La bataille des matières
Les conditions climatiques défavorables cette année posent soucis aux éleveurs : pertes de fourrages, coûts élevés des matières premières et épuisement des stocks. Au delà de la réponse précaire apportée par les indemnisations"calamité" demandées par département, quel modèle permettrait de réduire l'exposition de ces éleveurs aux aléas climatiques ? Eléments de réponse ci-dessous.
Commentaire d'expert
Par Yann LE LOUARN :
La sécheresse installée en France depuis cet été a eu deux conséquences principales sur l’activité paysanne :
les bêtes, habituellement nourries dans les pâturages durant les beaux jours, ont commencé à être complémentées en fourrage bien avant que l’hiver n’arrive ;
d’autre part, la production fourragère est en forte baisse à cause du manque d’eau dans les prairies.
Conséquence : les éleveurs sont pris en étau entre des prix du fourrage qui flambent et la nécessité d’assurer l’alimentation de leurs troupeaux pendant la saison froide. Certains se résignent donc à vendre des bêtes sachant qu’ils seront dans l’incapacité à les nourrir cet hiver, faute de stocks ou de moyens suffisants.
Pourtant, des matières organiques de substitution existent et pourraient être orientées plus largement vers les élevages :
les coproduits des industries agro-alimentaires, comme les pulpes de betterave, les déchets de brasserie, les tourteaux végétaux, les déchets de légumes ou de fruits ;
les coproduits issues de culture, telles que les pailles de céréales ou les légumineuses, les spathes de maïs, les retraits ou les écarts de tri de fruits et de légumes
Mais où donc sont orientées ces matières ?
Ces dernières années ont vu pousser des méthaniseurs comme des champignons : ils absorbent désormais une part importante de la biomasse et viennent directement concurrencer la filière d’alimentation animale. Un peu comme le bioéthanol présent dans les carburants, l’on voit des filières énergétiques faire de l’ombre aux filières alimentaires – et cela pose de sérieuses questions.
Si la filière d’alimentation animale a ses contraintes propres (saisonnalité, manque d’organisation logistique, exigence de qualité…), elle apporte bien plus que la filière énergétique : généralement meilleur marché, elle a également l’avantage de préserver la « noblesse » de la matière puisqu’elle peut être réutilisée en l’état dans les élevages, sans transformation, telle un produit de substitution.
La valorisation matière (vs énergétique) reste la solution à privilégier en économie circulaire.

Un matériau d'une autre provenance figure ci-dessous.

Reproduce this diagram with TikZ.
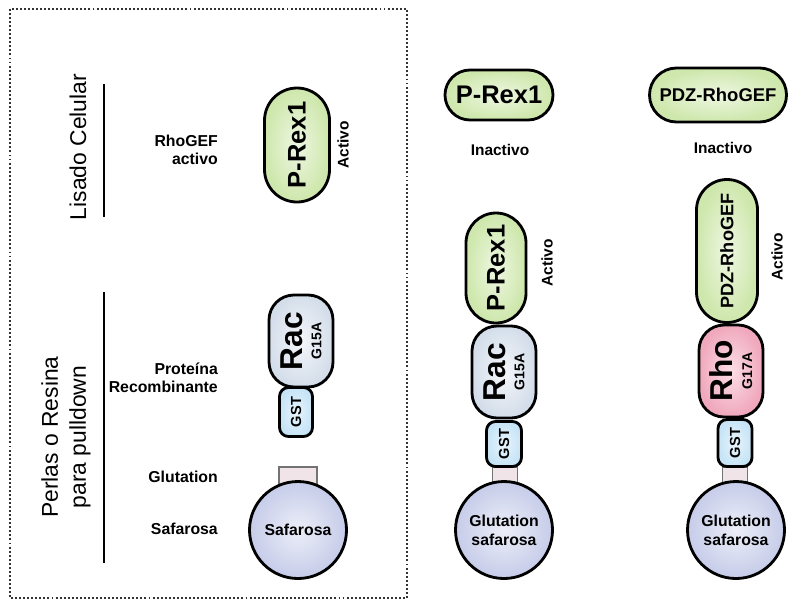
\documentclass[tikz,border=0pt]{standalone}
\usepackage{fontspec}
\setmainfont{Liberation Sans}
\usetikzlibrary{shapes.misc}
\definecolor{gefgreen}{RGB}{206,231,172}
\definecolor{gefgreenlt}{RGB}{238,247,226}
\definecolor{racgrey}{RGB}{212,222,234}
\definecolor{racgreylt}{RGB}{244,246,250}
\definecolor{rhopink}{RGB}{240,168,189}
\definecolor{rhopinklt}{RGB}{251,222,230}
\definecolor{gstblue}{RGB}{198,228,246}
\definecolor{gstbluelt}{RGB}{232,244,252}
\definecolor{glutpink}{RGB}{240,228,233}
\definecolor{beadblue}{RGB}{198,204,233}
\definecolor{beadbluelt}{RGB}{236,238,248}

\begin{document}
\begin{tikzpicture}[x=0.2mm,y=-0.2mm,
    capsule/.style={rounded rectangle,draw,line width=1.6pt,inner sep=0pt,
        shade,inner color=gefgreenlt,outer color=gefgreen,font=\bfseries},
    gtpase/.style={rectangle,rounded corners=5mm,draw,line width=1.6pt,inner sep=0pt,
        rotate=90,minimum width=18.4mm,minimum height=12.8mm,align=center,
        font=\bfseries\fontsize{18}{18}\selectfont},
    gsttag/.style={rectangle,rounded corners=1.8mm,draw,line width=1.6pt,inner sep=0pt,
        rotate=90,shade,inner color=gstbluelt,outer color=gstblue,
        font=\bfseries\fontsize{8.3}{9}\selectfont},
    glut/.style={rectangle,draw=black!55,line width=0.6pt,fill=glutpink,inner sep=0pt,
        minimum height=3.6mm},
    bead/.style={circle,draw,line width=1.6pt,inner sep=0pt,minimum size=19.4mm,
        shade,inner color=beadbluelt,outer color=beadblue,align=center,
        font=\bfseries\fontsize{9}{10.8}\selectfont},
    lbl/.style={anchor=east,align=right,font=\bfseries\fontsize{9}{10.4}\selectfont},
    state/.style={font=\bfseries\fontsize{8.8}{9}\selectfont}]
    \useasboundingbox (0,0) rectangle (788,605);
    \draw[line width=1.1pt,black!80,dash pattern=on 1.1pt off 1.2pt] (10,9) rectangle (407,598);

    \node (lisado) at (78,147) [rotate=90,font=\fontsize{13}{16}\selectfont] {Lisado Celular};
    \node (perlas) at (66,437) [rotate=90,align=center,font=\fontsize{13}{16}\selectfont] {Perlas o Resina\\para pulldown};
    \draw[line width=1.5pt] (104,84) -- (104,217);
    \draw[line width=1.5pt] (104,292) -- (104,563);

    \node (lblgef)  at (224,150) [lbl] {RhoGEF\\activo};
    \node (lblprot) at (224,378) [lbl] {Proteína\\Recombinante};
    \node (lblglut) at (224,477) [lbl] {Glutation};
    \node (lblsaf)  at (224,529) [lbl] {Safarosa};

    \node (glut1) at (298,476) [glut,minimum width=7.6mm] {};
    \node (bead1) at (298,530) [bead] {Safarosa};
    \node (gst1)  at (296,412) [gsttag,minimum width=9.8mm,minimum height=6.6mm] {GST};
    \node (rac1)  at (301,341) [gtpase,shade,inner color=racgreylt,outer color=racgrey] {Rac\\[-7pt]{\fontsize{8}{8}\selectfont G15A}};
    \node (prex1) at (297,145) [capsule,rotate=90,minimum width=22.8mm,minimum height=13mm,
        font=\bfseries\fontsize{14.5}{15}\selectfont] {P-Rex1};
    \node (act1)  at (343,145) [state,rotate=90] {Activo};

    \node (prexoff) at (499,95) [capsule,minimum width=21.6mm,minimum height=10mm,
        font=\bfseries\fontsize{14.5}{15}\selectfont] {P-Rex1};
    \node (inact2)  at (500,150) [state] {Inactivo};
    \node (glut2) at (505,476) [glut,minimum width=5mm] {};
    \node (bead2) at (504,530) [bead] {Glutation\\safarosa};
    \node (gst2)  at (504,444) [gsttag,minimum width=9mm,minimum height=7mm] {GST};
    \node (rac2)  at (504,372) [gtpase,shade,inner color=racgreylt,outer color=racgrey] {Rac\\[-7pt]{\fontsize{8}{8}\selectfont G15A}};
    \node (prex2) at (496,268) [capsule,rotate=90,minimum width=22mm,minimum height=12mm,
        font=\bfseries\fontsize{14.5}{15}\selectfont] {P-Rex1};
    \node (act2)  at (547,263) [state,rotate=90] {Activo};

    \node (pdzoff) at (718,95) [capsule,minimum width=27.4mm,minimum height=10.8mm,
        font=\bfseries\fontsize{10.5}{11}\selectfont] {PDZ-RhoGEF};
    \node (inact3) at (723,148) [state] {Inactivo};
    \node (glut3) at (735,476) [glut,minimum width=5mm] {};
    \node (bead3) at (736,530) [bead] {Glutation\\safarosa};
    \node (gst3)  at (735,443) [gsttag,minimum width=9.4mm,minimum height=6.8mm] {GST};
    \node (rho3)  at (731,371) [gtpase,shade,inner color=rhopinklt,outer color=rhopink] {Rho\\[-7pt]{\fontsize{8}{8}\selectfont G17A}};
    \node (pdz3)  at (727,251) [capsule,rotate=90,minimum width=28.6mm,minimum height=12.2mm,
        font=\bfseries\fontsize{10.3}{11}\selectfont] {PDZ-RhoGEF};
    \node (act3)  at (777,257) [state,rotate=90] {Activo};
\end{tikzpicture}
\end{document}
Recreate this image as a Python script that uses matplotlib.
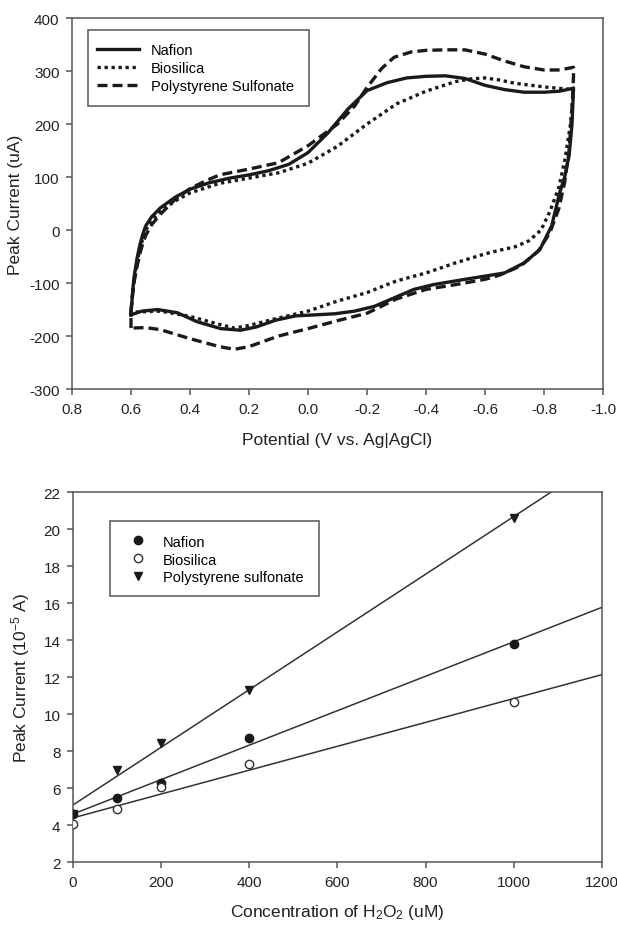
import numpy as np
import matplotlib
matplotlib.use("Agg")
import matplotlib.pyplot as plt
from matplotlib.patches import Rectangle

plt.rcParams['font.family'] = ['Liberation Sans', 'DejaVu Sans']
plt.rcParams['axes.unicode_minus'] = False
plt.rcParams['mathtext.default'] = 'regular'

# --- cyclic voltammograms (potential V, current uA), closed loops ---
nafion_E = [0.60, 0.595, 0.59, 0.58, 0.57, 0.56, 0.55, 0.53, 0.50, 0.45, 0.40, 0.336, 0.265, 0.20,
            0.133, 0.065, 0.0, -0.069, -0.135, -0.20, -0.268, -0.335, -0.40, -0.465, -0.532,
            -0.60, -0.666, -0.733, -0.80, -0.853, -0.896, -0.90,
            -0.898, -0.895, -0.885, -0.87, -0.853, -0.826, -0.786, -0.733, -0.666, -0.60, -0.532,
            -0.425, -0.359, -0.292, -0.225, -0.158, -0.091, -0.025, 0.042, 0.109, 0.176, 0.229,
            0.296, 0.376, 0.443, 0.51, 0.563, 0.60]
nafion_I = [-160, -120, -90, -55, -28, -8, 8, 25, 42, 62, 77, 89, 98, 104,
            112, 124, 146, 184, 228, 263, 278, 287, 290, 291, 286,
            273, 265, 260, 260, 262, 267, 268,
            240, 200, 140, 100, 70, 8, -37, -62, -81, -87, -93,
            -103, -112, -128, -144, -153, -158, -160, -162, -170, -183, -189,
            -186, -173, -156, -150, -153, -160]

bio_E = [0.60, 0.595, 0.59, 0.58, 0.57, 0.56, 0.55, 0.53, 0.50, 0.45, 0.40, 0.30, 0.20, 0.10,
         0.0, -0.10, -0.20, -0.30, -0.40, -0.50, -0.55, -0.60, -0.65, -0.70, -0.80, -0.90,
         -0.89, -0.87, -0.85, -0.82, -0.79, -0.75, -0.70, -0.65, -0.60, -0.50, -0.40, -0.30,
         -0.20, -0.10, 0.0, 0.10, 0.20, 0.25, 0.30, 0.40, 0.50, 0.60]
bio_I = [-155, -122, -97, -62, -36, -16, 0, 18, 35, 55, 70, 88, 98, 108,
         126, 158, 200, 238, 262, 280, 285, 287, 283, 277, 270, 265,
         200, 130, 80, 35, 0, -20, -32, -38, -45, -62, -81, -96,
         -118, -134, -153, -166, -180, -185, -178, -163, -153, -155]

pss_E = [0.60, 0.60, 0.595, 0.59, 0.58, 0.57, 0.56, 0.55, 0.53, 0.50, 0.45, 0.40, 0.35, 0.30,
         0.20, 0.10, 0.0, -0.10, -0.158, -0.20, -0.25, -0.292, -0.35, -0.40, -0.465, -0.532,
         -0.60, -0.666, -0.733, -0.80, -0.853, -0.90,
         -0.90, -0.895, -0.885, -0.87, -0.85, -0.82, -0.78, -0.72, -0.65, -0.60, -0.50, -0.40,
         -0.30, -0.20, -0.10, 0.0, 0.10, 0.20, 0.25, 0.30, 0.40, 0.50, 0.55, 0.60]
pss_I = [-185, -150, -125, -100, -70, -45, -25, -10, 10, 30, 58, 78, 92, 104,
         115, 127, 159, 200, 234, 269, 305, 326, 336, 339, 340, 340,
         332, 319, 308, 302, 302, 307,
         290, 230, 150, 90, 40, -5, -40, -68, -85, -93, -103, -112,
         -130, -157, -171, -186, -200, -220, -225, -220, -205, -188, -184, -185]

# --- calibration data: concentration (uM) vs peak current (1e-5 A) ---
conc = [0, 100, 200, 400, 1000]
nafion_pk = [4.6, 5.45, 6.25, 8.7, 13.8]
bio_pk = [4.06, 4.85, 6.04, 7.3, 10.65]
pss_pk = [4.6, 7.0, 8.42, 11.3, 20.6]

fig = plt.figure(figsize=(6.17, 9.28), dpi=100)
ink = '#1a1a1a'
frame = '#555555'
txt = '#222222'

def style(ax):
    for s in ax.spines.values():
        s.set_color(frame)
        s.set_linewidth(1.1)
    ax.tick_params(direction='out', length=4, width=1.1, color=frame, pad=5,
                   labelsize=11, labelcolor=txt, top=False, right=False)

def legend_box(ax, x0, y0, x1, y1):
    ax.add_patch(Rectangle((x0, y0), x1 - x0, y1 - y0, transform=ax.transAxes,
                           fill=False, edgecolor=frame, lw=1.1, zorder=5))

# top: CV
ax1 = fig.add_axes([0.1167, 0.5797, 0.8606, 0.3998])
lw = 2.4
ax1.plot(nafion_E, nafion_I, '-', color=ink, lw=lw, label='Nafion')
ax1.plot(bio_E, bio_I, color=ink, lw=lw, linestyle=(0, (1, 1.1)), label='Biosilica')
ax1.plot(pss_E, pss_I, color=ink, lw=lw, linestyle=(0, (3, 1.5)), label='Polystyrene Sulfonate')
ax1.set_xlim(0.8, -1.0)
ax1.set_ylim(-300, 400)
xt = np.round(np.arange(0.8, -1.01, -0.2), 1)
ax1.set_xticks(xt)
ax1.set_xticklabels([f'{v + 0.0:.1f}' for v in xt])
ax1.set_yticks(np.arange(-300, 401, 100))
ax1.set_xlabel('Potential (V vs. Ag|AgCl)', fontsize=12.5, color=txt, labelpad=12)
ax1.set_ylabel('Peak Current (uA)', fontsize=12.5, color=txt, labelpad=4)
style(ax1)
ax1.legend(loc='center left', bbox_to_anchor=(0.047, 0.865), fontsize=10.5,
           frameon=False, handlelength=2.9, borderpad=0, borderaxespad=0,
           labelspacing=0.3, handletextpad=0.8)
legend_box(ax1, 0.030, 0.763, 0.446, 0.968)

# bottom: calibration
ax2 = fig.add_axes([0.1183, 0.070, 0.857, 0.3987])
xfit = np.array([0, 1200])
for y in (nafion_pk, bio_pk, pss_pk):
    k, b = np.polyfit(conc, y, 1)
    ax2.plot(xfit, k * xfit + b, '-', color='#333333', lw=1.1, zorder=2)
ax2.plot(conc, nafion_pk, 'o', ms=6, mfc=ink, mec=ink, ls='none', label='Nafion', zorder=3)
ax2.plot(conc, bio_pk, 'o', ms=6, mfc='white', mec='#333333', mew=1.0, ls='none', label='Biosilica', zorder=3)
ax2.plot(conc, pss_pk, 'v', ms=6, mfc=ink, mec=ink, ls='none', label='Polystyrene sulfonate', zorder=3)
ax2.set_xlim(0, 1200)
ax2.set_ylim(2, 22)
ax2.set_xticks(np.arange(0, 1201, 200))
ax2.set_yticks(np.arange(2, 23, 2))
ax2.set_xlabel('Concentration of H$_2$O$_2$ (uM)', fontsize=12.5, color=txt, labelpad=10)
ax2.set_ylabel('Peak Current (10$^{-5}$ A)', fontsize=12.5, color=txt, labelpad=8)
style(ax2)
ax2.legend(loc='center left', bbox_to_anchor=(0.110, 0.8176), fontsize=10.5,
           frameon=False, handlelength=1.0, borderpad=0, borderaxespad=0,
           labelspacing=0.27, handletextpad=1.2)
legend_box(ax2, 0.070, 0.719, 0.465, 0.922)

fig.savefig('out.png', dpi=100)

Gain économique, préservation des ressources, éthique… que manque-t-il aux éleveurs et aux filières animales pour travailler davantage ensemble ? Si les outils manquent incontestablement (visibilité, potentiel matière et potentiel marché, périodicité, traçabilité…), des intermédiaires seront également nécessaires pour organiser, simplifier et fluidifier les échanges. Et qui sait, peut-être que la réglementation apportera son coup de pouce en imposant la valorisation matière comme filière prioritaire ? Pourquoi pas : c’est déjà le cas pour les invendus comestibles de la grande distribution…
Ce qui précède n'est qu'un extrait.